Now you are telling me that there is something important that I should know of, that is like the TAO 'version' of TMs, but better. While your Gordon Moore quote is interesting, in this case the quote that comes to my mind is from an past employer who, after introducing me to the staff in the office on my first day, finally said that his job was to "get drunk and fall over with the clients". I think what he meant was that sometimes, in order to 'close the deal', he found himself in unexpected circumstances. Thankfully I have never had such a responsibility, but my point is this: What exactly are you trying to sell me (in the market place of ideas)?

I read the links you sent me, and while I sense there is something important there, and you are an eloquent writer, at the same time I am lost. To some extent I feel I am looking at Egyptian Hieroglyphs pre Rosetta Stone. I now feel that to understand the difference between TM as encapsulated in XTM and the vision of HyTime that inspired your early TM efforts, I need to understand HyTime.

If as I read on Wikipedia, the (dumbed-down?) W3C version of HyTime is the XLink standard, again, in terms of the market-place of ideas, its not looking promising (but as an amateur historian of ideas I am now somewhat intrigued).

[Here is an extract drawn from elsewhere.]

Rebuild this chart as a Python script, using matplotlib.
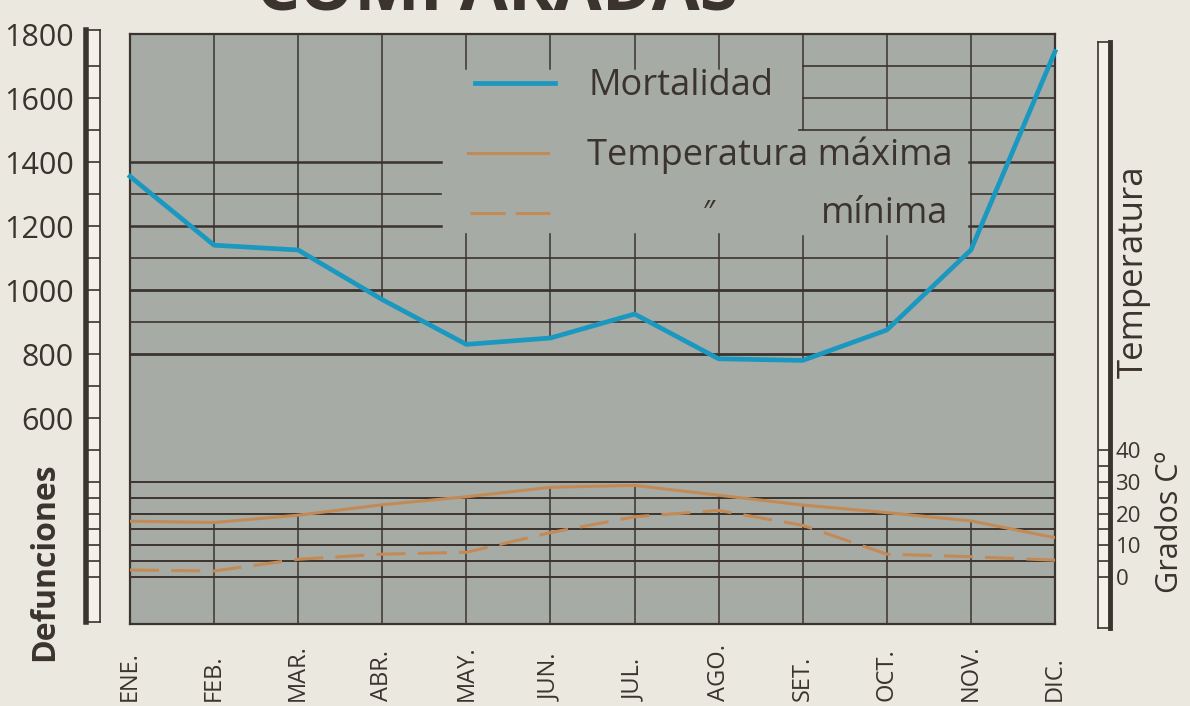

As I understand it, the HyTime standard not only allowed you to create maps by defining nodes/topics and associations between nodes, but also to go further and map the internal content of occurrences of the nodes/topics as well, something called a 'grove'. To me this is starting to sound pretty much like a Graph Database, of which there are a few popular free alternatives.

Thanks for your assistance, I will understand this difference (divergence) but am in need of a Rosetta Stone at this point.

Steve Cameron

On Tue, Oct 22, 2013 at 12:06 AM, Steve Newcomb <srn@coolheads.com> wrote:
I must admit that many say, as you are now saying, that they have found
the TAO article very helpful to them.  I guess the lesson is: We never
know in advance what the effects of our actions will be.  The one thing
we can be fairly sure about is that, as John Lennon famously put it,
"Life is what happens while you are busy making other plans."   (:^)

From my perspective, the "TAO" article by Steve Pepper permanently
confounded topic mapping, in the public's mind, with a single model,
which was later codified as the so-called Topic Maps Data Model (TMDM).
 It changed the meaning of "Topic Maps" from what I expected it to mean
into something that is fundamentally opposed to the agenda I was working
on when I coined the term, and both long before and long since then, too.

I wish I had a nickel for each of the times I've been asked, "Isn't
there an RDF vocabulary for Topic Maps?", as if topic mapping could be
boiled down to a specific syntax.  From the very beginning of Topic Maps
in 1991, that was exactly what I hoped Topic Maps would NOT be.  The
larger vision that I was pursuing was also the primary goal of the
precursor ISO 10744 HyTime standard, which I also co-drafted and
co-edited, and of HyTime's precursor, the now-long-neglected drafts of
ISO 10743 Standard Music Description Language.  I was a founding
co-editor of that one, too, starting in 1986.  (It has been a long and
weirdly eventful journey.)

Honest, capable, and respectable persons can have very serious
differences.  Here I'll paraphrase something Graham Moore once said to
me, "You can't make a useful industrial standard your way!  An
industrial standard has to boil down to something much smaller and more
concrete."  In vital respects, he was deeply correct, and I've always
been grateful for his candor.  But if it's true, then the *reasons why*
it's true are not good reasons, because those reasons oppose the
increase of human understanding, global prosperity, and the public

On 10/21/2013 07:26 AM, Stephen Cameron wrote:
> So, I have bought the book (found it in Australia cheaper than postage
> from the US) and am looking forward to a good read on an interesting
> subject.
> But having browsed the subject today, this article below seems to be the
> best introduction I came across, the analogies to familiar things (like
> book indexes) being very helpful to my understanding.